Although it’s sealed, the road is steep, twisting and narrow in a couple of parts, meaning you need to be conscious of where to position your caravan, and be aware of roadside trees and oncoming all-wheel drive tourist busses.
Cape Trib Camping at the end of a 100-metre long mildly pot-hold road off the bitumen, runs along the beach, separated from the picture postcard swaying palms and soft sands by a few metres of wind-breaking bush.
It is basically divided into two areas – tents to the left and caravans/motorhomes to the right, but both have access to the excellent basic facilities and a log cabin-style wood-fired pizza restaurant, bar and check-in office that divides them.
As well as relaxing on the beach, or walking to Cape Tribulation to the north, there are a number of other good reasons to base yourself at the Park.
One is its proximity to a number of great walks, whether through rainforest or the hilly hinterland.
Another is the camp’s proximity to the Cape Tribulation pub, a couple of kilometres north, with its live music, shop and counter meals, plus a number of nearby restaurants.
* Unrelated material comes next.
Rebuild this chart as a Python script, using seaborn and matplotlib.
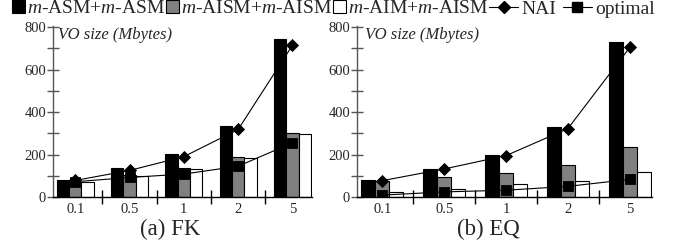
import numpy as np
import pandas as pd
import matplotlib
matplotlib.use("Agg")
import matplotlib.pyplot as plt
import seaborn as sns
from matplotlib.patches import Patch
from matplotlib.lines import Line2D
from matplotlib.ticker import MultipleLocator, FixedLocator

# selectivity (%) on the x axis
selectivity = ['0.1', '0.5', '1', '2', '5']
methods = ['m-ASM+m-ASM', 'm-AISM+m-AISM', 'm-AIM+m-AISM']
method_labels = ['$m$-ASM+$m$-ASM', '$m$-AISM+$m$-AISM', '$m$-AIM+$m$-AISM']
bar_colors = ['black', '#808080', 'white']

# (a) FK, VO size in Mbytes
fk_asm = [80, 135, 203, 335, 745]
fk_aism = [72, 102, 135, 186, 302]
fk_aim = [72, 100, 130, 184, 298]
fk_nai = [78, 125, 190, 318, 714]
fk_optimal = [72, 92, 108, 145, 255]

# (b) EQ
eq_asm = [80, 132, 198, 331, 731]
eq_aism = [76, 94, 114, 150, 237]
eq_aim = [25, 37, 59, 77, 120]
eq_nai = [77, 132, 195, 322, 704]
eq_optimal = [9, 24, 32, 50, 83]

sns.set_style("white")
plt.rcParams['font.family'] = ['Liberation Serif', 'DejaVu Serif']
plt.rcParams['mathtext.fontset'] = 'custom'
plt.rcParams['mathtext.rm'] = 'Liberation Serif'
plt.rcParams['mathtext.it'] = 'Liberation Serif:italic'

W, H = 676, 247
fig = plt.figure(figsize=(W / 100, H / 100), dpi=100)
ax_fk = fig.add_axes([53 / W, 1 - 197 / H, 259 / W, 171 / H])
ax_eq = fig.add_axes([357 / W, 1 - 197 / H, 295 / W, 171 / H])


def draw_panel(ax, asm, aism, aim, nai, optimal):
    bars = pd.DataFrame({
        'sel': selectivity * 3,
        'method': np.repeat(methods, len(selectivity)),
        'size': asm + aism + aim,
    })
    sns.barplot(data=bars, x='sel', y='size', hue='method', order=selectivity,
                hue_order=methods, palette=bar_colors, saturation=1, width=0.68,
                edgecolor='black', linewidth=0.8, legend=False, ax=ax)
    sns.pointplot(x=selectivity, y=nai, order=selectivity, color='black',
                  markers='D', markersize=6.5, linewidth=0.8, errorbar=None, ax=ax)
    sns.pointplot(x=selectivity, y=optimal, order=selectivity, color='black',
                  markers='s', markersize=6.5, linewidth=0.8, errorbar=None, ax=ax)

    ax.set_xlim(-0.41, 4.36)
    ax.set_ylim(0, 805)
    ax.set_xlabel('')
    ax.set_ylabel('')
    ax.set_yticks([0, 200, 400, 600, 800])
    ax.yaxis.set_minor_locator(MultipleLocator(100))
    ax.set_xticks(range(len(selectivity)))
    ax.set_xticklabels(selectivity)
    ax.xaxis.set_minor_locator(FixedLocator([0.5, 1.5, 2.5, 3.5]))

    ax.tick_params(axis='y', which='both', direction='inout', length=8, width=1,
                   color='#555555', left=True, labelsize=10.5, pad=1)
    ax.tick_params(axis='x', which='major', length=0, labelsize=10.5, pad=4)
    ax.tick_params(axis='x', which='minor', direction='inout', length=10,
                   width=1, color='black', bottom=True)

    for side in ['top', 'right']:
        ax.spines[side].set_visible(False)
    ax.spines['left'].set_color('#555555')
    ax.spines['left'].set_linewidth(1)
    ax.spines['bottom'].set_color('black')
    ax.spines['bottom'].set_linewidth(1)


draw_panel(ax_fk, fk_asm, fk_aism, fk_aim, fk_nai, fk_optimal)
draw_panel(ax_eq, eq_asm, eq_aism, eq_aim, eq_nai, eq_optimal)

fig.text(58 / W, 1 - 35 / H, 'VO size (Mbytes)', style='italic', fontsize=12, va='center')
fig.text(365 / W, 1 - 35 / H, 'VO size (Mbytes)', style='italic', fontsize=12, va='center')
fig.text(170 / W, 1 - 229 / H, '(a) FK', fontsize=16.5, ha='center', va='center')
fig.text(488 / W, 1 - 229 / H, '(b) EQ', fontsize=16.5, ha='center', va='center')

bar_handles = [Patch(facecolor=c, edgecolor='black', linewidth=0.8) for c in bar_colors]
fig.legend(handles=bar_handles, labels=method_labels, loc='upper left',
           bbox_to_anchor=(12 / W, 1.0), ncol=3, frameon=False, fontsize=14,
           handlelength=0.65, handleheight=0.62, handletextpad=0.12,
           columnspacing=0.05, borderpad=0, borderaxespad=0)

line_handles = [
    Line2D([], [], color='black', marker='D', markersize=6.5, linewidth=0.8),
    Line2D([], [], color='black', marker='s', markersize=6.5, linewidth=0.8),
]
fig.legend(handles=line_handles, labels=['NAI', 'optimal'], loc='upper left',
           bbox_to_anchor=(489 / W, 1.0), ncol=2, frameon=False, fontsize=14,
           handlelength=1.5, handletextpad=0.15, columnspacing=0.35,
           borderpad=0, borderaxespad=0)

fig.savefig('out.png', dpi=100)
Perhaps a better reason is its day-trip proximity to historic Cooktown to the north with its colonial history and wonderful, modern James Cook Museum.
Travel via the Bloomfield track that commences immediately north of Cape Tribulation and you pass through the Wujal Wujal Aboriginal community before arriving at the historic Lions Den Hotel located 27km south of Cooktown at Helenvale.
Built in 1875, surrounded by 100 year old Mango trees and crammed full of period artifacts, this is one of Australia’s great Outback pubs. The Hotel’s large, grassy and shady camping ground on the banks of the Little Annan River is the perfect excuse for a good night out.